Company X thinks they’ve pulled a real coup. What they’ve really done is leveraged the skills and interests that their team have developed outside of their job and are bringing them in house. For free.

“But our people are motivated, they know we are committed to innovation” A two-day hackathon, where you’ve permitted folks to temporarily pause their business as usual and offer a rare glimpse of a utopian world where they can move fast and break things — this will not fix your motivation problem. Most likely, as soon as the first organisational iceberg is hit, there will be razor sharp clarity that your company culture is to move slow and safeguard market share. If they hadn’t seen such riches they could live with being poor, or something like that.

Employees may think that they’re super valued and that their company is adopting a new startup mindset. “They’ve invested in two days of our time, all those pizzas and red bull, everyone walked away with a branded hoodie” Good for you, but let’s be completely clear as to what actually happened — management measures everything in ROI and have decided that leveraging your efforts for two days is cheap.

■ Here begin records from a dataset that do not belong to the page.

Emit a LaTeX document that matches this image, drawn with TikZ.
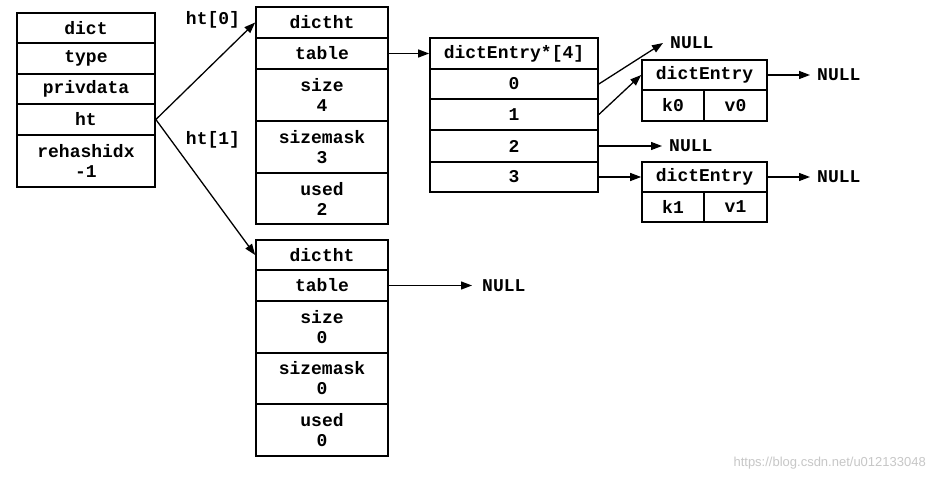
\documentclass[tikz,border=0pt]{standalone}
\usepackage{fontspec}
\usetikzlibrary{arrows.meta}
\newfontfamily\cf{Liberation Mono}
\newfontfamily\wf{Liberation Sans}
\begin{document}
\begin{tikzpicture}[x=1pt,y=-1pt,
  cell/.style={draw=black,line width=1.7pt,rectangle,inner sep=0pt,align=center,
    font=\cf\bfseries\fontsize{18}{20}\selectfont},
  lbl/.style={inner sep=0pt,font=\cf\bfseries\fontsize{18}{20}\selectfont},
  nul/.style={anchor=west,inner xsep=7pt,inner ysep=0pt,font=\cf\bfseries\fontsize{18}{20}\selectfont},
  ptr/.style={line width=1.3pt,-{Triangle[length=11pt,width=8pt]}}]
\useasboundingbox (0,0) rectangle (936,481);
\fill[white] (0,0) rectangle (936,481);
% dict
\node[cell,minimum width=138pt,minimum height=30pt] (dict) at (86,28) {dict};
\node[cell,minimum width=138pt,minimum height=31pt] (type) at (86,58.5) {type};
\node[cell,minimum width=138pt,minimum height=30pt] (priv) at (86,89) {privdata};
\node[cell,minimum width=138pt,minimum height=31pt] (ht) at (86,119.5) {ht};
\node[cell,minimum width=138pt,minimum height=52pt] (reh) at (86,161) {rehashidx\\-1};
% dictht 0
\node[cell,minimum width=132pt,minimum height=31pt] (ah) at (322,22.5) {dictht};
\node[cell,minimum width=132pt,minimum height=31pt] (at) at (322,53.5) {table};
\node[cell,minimum width=132pt,minimum height=52pt] (as) at (322,95) {size\\4};
\node[cell,minimum width=132pt,minimum height=52pt] (am) at (322,147) {sizemask\\3};
\node[cell,minimum width=132pt,minimum height=51pt] (au) at (322,198.5) {used\\2};
% dictht 1
\node[cell,minimum width=132pt,minimum height=30pt] (bh) at (322,255) {dictht};
\node[cell,minimum width=132pt,minimum height=31pt] (bt) at (322,285.5) {table};
\node[cell,minimum width=132pt,minimum height=52pt] (bs) at (322,327) {size\\0};
\node[cell,minimum width=132pt,minimum height=51pt] (bm) at (322,378.5) {sizemask\\0};
\node[cell,minimum width=132pt,minimum height=52pt] (bu) at (322,430) {used\\0};
% array
\node[cell,minimum width=168pt,minimum height=31pt] (arh) at (514,53.5) {dictEntry*[4]};
\node[cell,minimum width=168pt,minimum height=30pt] (r0) at (514,84) {0};
\node[cell,minimum width=168pt,minimum height=31pt] (r1) at (514,114.5) {1};
\node[cell,minimum width=168pt,minimum height=32pt] (r2) at (514,146) {2};
\node[cell,minimum width=168pt,minimum height=30pt] (r3) at (514,177) {3};
% dictEntry A
\node[cell,minimum width=125pt,minimum height=30pt] (eah) at (704.5,75) {dictEntry};
\node[cell,minimum width=62pt,minimum height=31pt] (eak) at (673,105.5) {k0};
\node[cell,minimum width=63pt,minimum height=31pt] (eav) at (735.5,105.5) {v0};
% dictEntry B
\node[cell,minimum width=125pt,minimum height=30pt] (ebh) at (704.5,177) {dictEntry};
\node[cell,minimum width=62pt,minimum height=30pt] (ebk) at (673,207) {k1};
\node[cell,minimum width=63pt,minimum height=30pt] (ebv) at (735.5,207) {v1};
% labels
\node[lbl] (l0) at (213,20) {ht[0]};
\node[lbl] (l1) at (213,140) {ht[1]};
% NULLs
\node[nul] (n0) at (663,43) {NULL};
\node[nul] (n2) at (662,146) {NULL};
\node[nul] (na) at (810,75) {NULL};
\node[nul] (nb) at (810,177) {NULL};
\node[nul,inner xsep=10pt] (nt) at (472,285.5) {NULL};
% arrows
\draw[ptr] (ht.east) -- (ah.west);
\draw[ptr] (ht.east) -- (bh.west);
\draw[ptr] (at.east) -- (arh.west);
\draw[ptr] (r0.east) -- (n0.west);
\draw[ptr] (r1.east) -- (eah.west);
\draw[ptr] (r2.east) -- (n2.west);
\draw[ptr] (r3.east) -- (ebh.west);
\draw[ptr] (eah.east) -- (na.west);
\draw[ptr] (ebh.east) -- (nb.west);
\draw[ptr] (bt.east) -- (nt.west);
% watermark
\node[inner sep=0pt,anchor=east,text=black!22,font=\wf\fontsize{13}{15}\selectfont] (wm) at (926,463) {https://blog.csdn.net/u012133048};
\end{tikzpicture}
\end{document}
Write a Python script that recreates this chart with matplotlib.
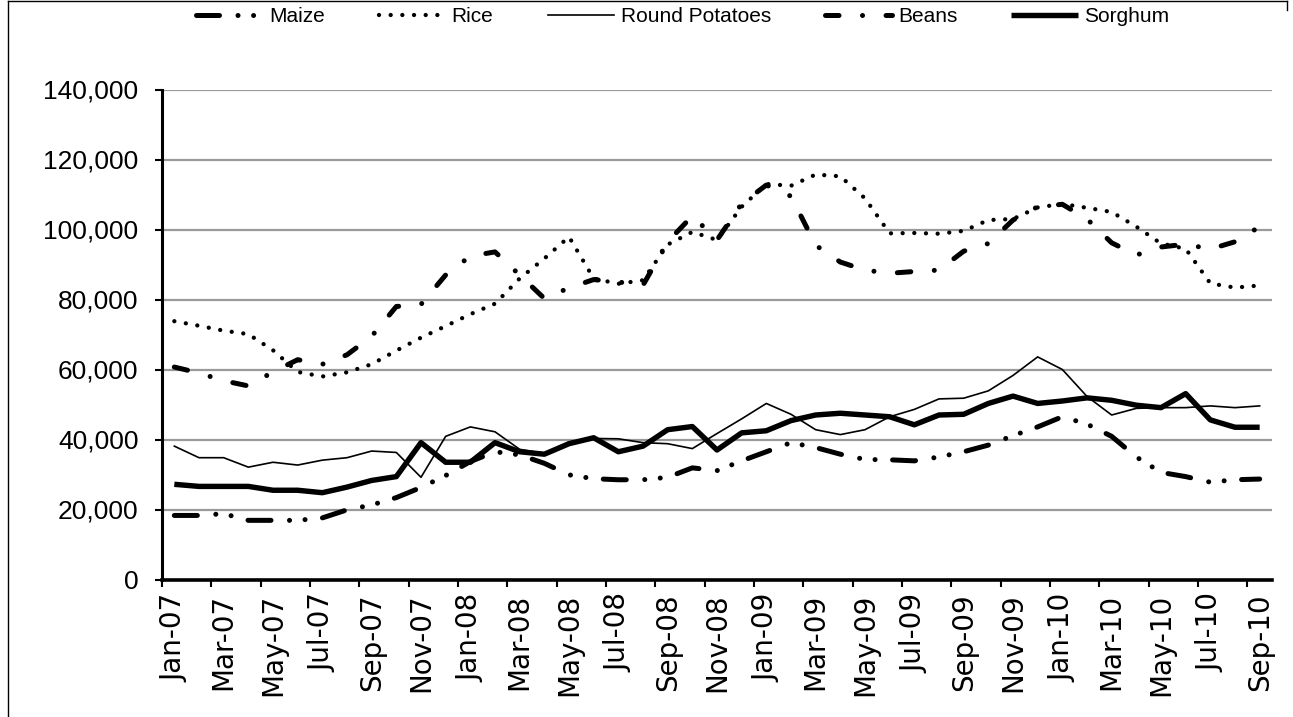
import numpy as np
import matplotlib
matplotlib.use('Agg')
import matplotlib.pyplot as plt
from matplotlib import font_manager
from matplotlib.lines import Line2D

# monthly categories Jan-07 .. Sep-10
mon_names = ['Jan', 'Feb', 'Mar', 'Apr', 'May', 'Jun', 'Jul', 'Aug', 'Sep', 'Oct', 'Nov', 'Dec']
months = [m + '-' + y for y in ['07', '08', '09', '10'] for m in mon_names][:45]

maize = [18300, 18300, 18800, 16900, 16900, 16900, 17600, 19900, 21300, 23400,
         26300, 29700, 33700, 36500, 35600, 33200, 29900, 28800, 28500, 28500,
         29200, 31900, 31100, 33900, 36500, 39100, 37700, 35800, 34300, 34200,
         33900, 35000, 36500, 38400, 41100, 43600, 46500, 44400, 40900, 35000,
         30600, 29400, 27800, 28500, 28700]
rice = [73800, 72500, 71100, 70100, 65500, 59300, 58000, 59200, 61500, 65400,
        69100, 72400, 75800, 78800, 86000, 91700, 97900, 86000, 84500, 85500,
        95700, 99300, 97000, 106500, 113000, 112500, 115700, 115200, 108900, 98900,
        99000, 98800, 99600, 102700, 103000, 106300, 107300, 106200, 105000, 100800,
        96000, 94500, 84600, 83400, 84000]
potatoes = [38100, 34800, 34800, 32100, 33500, 32700, 34100, 34800, 36700, 36300,
            29200, 40900, 43600, 42200, 37200, 36000, 39300, 40300, 40200, 39100,
            38800, 37400, 41700, 45900, 50300, 47200, 42800, 41400, 42800, 46500,
            48600, 51600, 51800, 53900, 58300, 63600, 60000, 52300, 47000, 48900,
            49100, 49100, 49600, 49100, 49600]
beans = [60700, 59000, 56800, 55300, 59300, 62800, 61500, 64200, 69500, 78000,
         78600, 87000, 92400, 93600, 87000, 80300, 83300, 85700, 85000, 84100,
         96500, 103900, 97000, 107400, 112700, 109500, 95500, 90700, 88400, 87500,
         88000, 88400, 93800, 96000, 102700, 106500, 107200, 103000, 96200, 92700,
         95000, 95800, 94400, 96500, 100800]
sorghum = [27200, 26600, 26600, 26600, 25500, 25500, 24800, 26400, 28300, 29400,
           39100, 33500, 33500, 39100, 36500, 35800, 38800, 40500, 36500, 38100,
           42800, 43700, 37000, 41900, 42500, 45400, 47000, 47500, 47000, 46500,
           44200, 47000, 47200, 50300, 52400, 50300, 51000, 51900, 51200, 49800,
           49100, 53100, 45600, 43500, 43500]


def pick_font(names):
    have = set(f.name for f in font_manager.fontManager.ttflist)
    for n in names:
        if n in have:
            return n
    return 'DejaVu Sans'


narrow = pick_font(['Liberation Sans Narrow', 'DejaVu Sans Condensed', 'Liberation Sans'])

x = np.arange(len(months))

fig = plt.figure(figsize=(12.93, 7.17), dpi=100)
ax = fig.add_axes([162 / 1293, 1 - 579.5 / 717, 1110 / 1293, 490 / 717])

ax.plot(x, maize, color='black', lw=3.6, linestyle=(0, (4.6, 3.7, 0.01, 3.1, 0.01, 3.5)),
        dash_capstyle='round', label='Maize')
ax.plot(x, rice, color='black', lw=3.1, linestyle=(0, (0.01, 2.7)),
        dash_capstyle='round', label='Rice')
ax.plot(x, potatoes, color='black', lw=1.2, label='Round Potatoes')
ax.plot(x, beans, color='black', lw=3.6, linestyle=(0, (2.7, 4.7, 0.01, 4.7)),
        dash_capstyle='round', label='Beans')
ax.plot(x, sorghum, color='black', lw=3.9, solid_capstyle='butt', label='Sorghum')

ax.set_ylim(0, 140000)
ax.set_xlim(-0.5, len(months) - 0.5)
ax.set_yticks(np.arange(0, 140001, 20000))
ax.set_yticklabels(['{:,}'.format(v) for v in range(0, 140001, 20000)],
                   fontfamily=narrow, fontsize=19)
ax.yaxis.grid(True, color='#9a9a9a', lw=1.6)
ax.set_axisbelow(True)

# ticks between categories, labels on every second category
ax.set_xticks(np.arange(-0.5, len(months), 2))
ax.set_xticklabels([])
ax.set_xticks(x[::2], minor=True)
ax.set_xticklabels(months[::2], minor=True, rotation=90, fontsize=20,
                   fontfamily='DejaVu Sans')
ax.tick_params(axis='x', which='major', direction='out', length=5, width=1.5)
ax.tick_params(axis='x', which='minor', length=0, pad=10)
ax.tick_params(axis='y', direction='out', length=5, width=1.5, pad=12)

for s in ['top', 'right']:
    ax.spines[s].set_visible(False)
ax.spines['left'].set_linewidth(2.2)
ax.spines['bottom'].set_linewidth(2.6)

fig.legend(loc='center', bbox_to_anchor=(0.528, 0.977), ncol=5, frameon=False,
           prop={'family': narrow, 'size': 15}, handlelength=3.2,
           handletextpad=0.3, columnspacing=2.6)

# outer chart border
fig.add_artist(Line2D([8 / 1293, 8 / 1293], [0, 1 - 1 / 717], color='black', lw=1))
fig.add_artist(Line2D([8 / 1293, 1287 / 1293], [1 - 1 / 717, 1 - 1 / 717], color='black', lw=1))
fig.add_artist(Line2D([1287 / 1293, 1287 / 1293], [1 - 1 / 717, 1 - 10 / 717], color='black', lw=1))

fig.savefig('out.png', dpi=100)
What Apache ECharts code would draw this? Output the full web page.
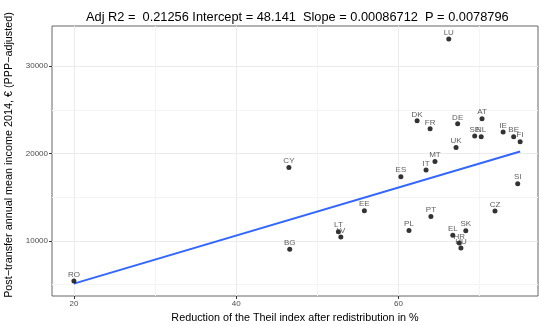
<!DOCTYPE html>
<html>
<head>
<meta charset="utf-8">
<script src="https://cdn.jsdelivr.net/npm/echarts@6/dist/echarts.min.js"></script>
<style>
  html, body { margin: 0; padding: 0; background: #fff; }
  #main { width: 539px; height: 325px; }
</style>
</head>
<body>
<div id="main"></div>
<script>
// countries and values
const countries = ['LU', 'DK', 'FR', 'DE', 'AT', 'SE', 'NL', 'IE', 'BE', 'FI', 'UK', 'MT', 'IT', 'ES', 'CY', 'SI', 'EE', 'CZ', 'PT', 'PL', 'SK', 'EL', 'LT', 'LV', 'HR', 'HU', 'BG', 'RO'];
const theilReduction = [66.2, 62.3, 63.9, 67.3, 70.3, 69.4, 70.2, 72.9, 74.2, 75.0, 67.1, 64.5, 63.4, 60.3, 46.5, 74.7, 55.8, 71.9, 64.0, 61.3, 68.3, 66.7, 52.6, 52.9, 67.5, 67.7, 46.6, 20.0];
const meanIncome = [33120, 23750, 22830, 23400, 23980, 22000, 21920, 22460, 21920, 21350, 20700, 19100, 18130, 17350, 18410, 16550, 13460, 13430, 12810, 11210, 11180, 10640, 11060, 10460, 9770, 9200, 9040, 5430];

// fitted line end points
const fitX = [20, 75];
const fitY = [5120, 20240];

const xTicks = [20, 40, 60];
const xMinor = [30, 50, 70];
const yTicks = [10000, 20000, 30000];
const yMinor = [5000, 15000, 25000];

const titleText = 'Adj R2 =  0.21256 Intercept = 48.141  Slope = 0.00086712  P = 0.0078796';

const font = 'Liberation Sans, Arial, Helvetica, sans-serif';

let points = countries.map((c, i) => [theilReduction[i], meanIncome[i], c]);

function gridLines(vals, key, color) {
	return vals.map(v => ({[key]: v, lineStyle: {color: color, width: 1, type: 'solid'}}));
}

let myChart = echarts.init(document.getElementById('main'), null, {renderer: 'canvas'});
let option = {
	animation: false,
	backgroundColor: '#fff',
	title: {
		text: titleText,
		left: 81,
		top: 6,
		textStyle: {fontFamily: font, fontSize: 12.8, fontWeight: 'normal', color: '#000'}
	},
	grid: {
		left: 52, right: 1, top: 26, bottom: 29,
		containLabel: false,
		outerBoundsMode: 'none',
		show: true,
		borderColor: '#666',
		borderWidth: 1,
		backgroundColor: '#fff'
	},
	xAxis: {
		type: 'value',
		min: 17.3,
		max: 77.2,
		name: 'Reduction of the Theil index after redistribution in %',
		nameLocation: 'middle',
		nameGap: 15,
		nameTextStyle: {fontFamily: font, fontSize: 10.8, color: '#000'},
		axisLine: {show: false},
		axisTick: {show: true, customValues: xTicks, length: 3, lineStyle: {color: '#333'}},
		axisLabel: {customValues: xTicks, margin: 4, fontFamily: font, fontSize: 8, color: '#4d4d4d'},
		splitLine: {show: false}
	},
	yAxis: {
		type: 'value',
		min: 3700,
		max: 34600,
		name: 'Post\u2212transfer annual mean income 2014, \u20ac (PPP\u2212adjusted)',
		nameLocation: 'middle',
		nameGap: 28,
		nameTextStyle: {fontFamily: font, fontSize: 10.8, color: '#000', padding: [0, 0, 0, 12]},
		axisLine: {show: false},
		axisTick: {show: true, customValues: yTicks, length: 3, lineStyle: {color: '#333'}},
		axisLabel: {customValues: yTicks, margin: 4, fontFamily: font, fontSize: 8, color: '#4d4d4d', formatter: v => String(v)},
		splitLine: {show: false}
	},
	series: [
		{
			// background grid lines
			type: 'line',
			data: [],
			silent: true,
			z: 1,
			markLine: {
				silent: true,
				z: 1,
				symbol: 'none',
				label: {show: false},
				animation: false,
				data: [].concat(
					gridLines(xMinor, 'xAxis', '#f4f4f4'),
					gridLines(yMinor, 'yAxis', '#f4f4f4'),
					gridLines(xTicks, 'xAxis', '#ebebeb'),
					gridLines(yTicks, 'yAxis', '#ebebeb')
				)
			}
		},
		{
			type: 'line',
			data: fitX.map((x, i) => [x, fitY[i]]),
			symbol: 'none',
			z: 3,
			lineStyle: {color: '#3366FF', width: 2}
		},
		{
			type: 'scatter',
			data: points,
			symbolSize: 5,
			z: 4,
			itemStyle: {color: '#000'},
			label: {
				show: true,
				position: 'top',
				distance: 0,
				formatter: p => p.data[2],
				fontFamily: font,
				fontSize: 8,
				color: '#333'
			}
		}
	]
};
myChart.setOption(option);
</script>
</body>
</html>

Actually investing in R&D is expensive.

It’s a race to the bottom. Unless you invest in an R&D team, or at least make innovation a part of the everyday job of every member of your team, you’re achieving nothing. If there isn’t a strategy to incorporate the innovations that come out of the hackathon into your business, you’re achieving nothing.

Until your company makes real investment into R&D (with the tax breaks you’re entitled to) then the only thing they’re innovating is a new way of being cheap. Don’t stand for it, don’t be a cheap, enthusiastic outsourced-inhouse product development team.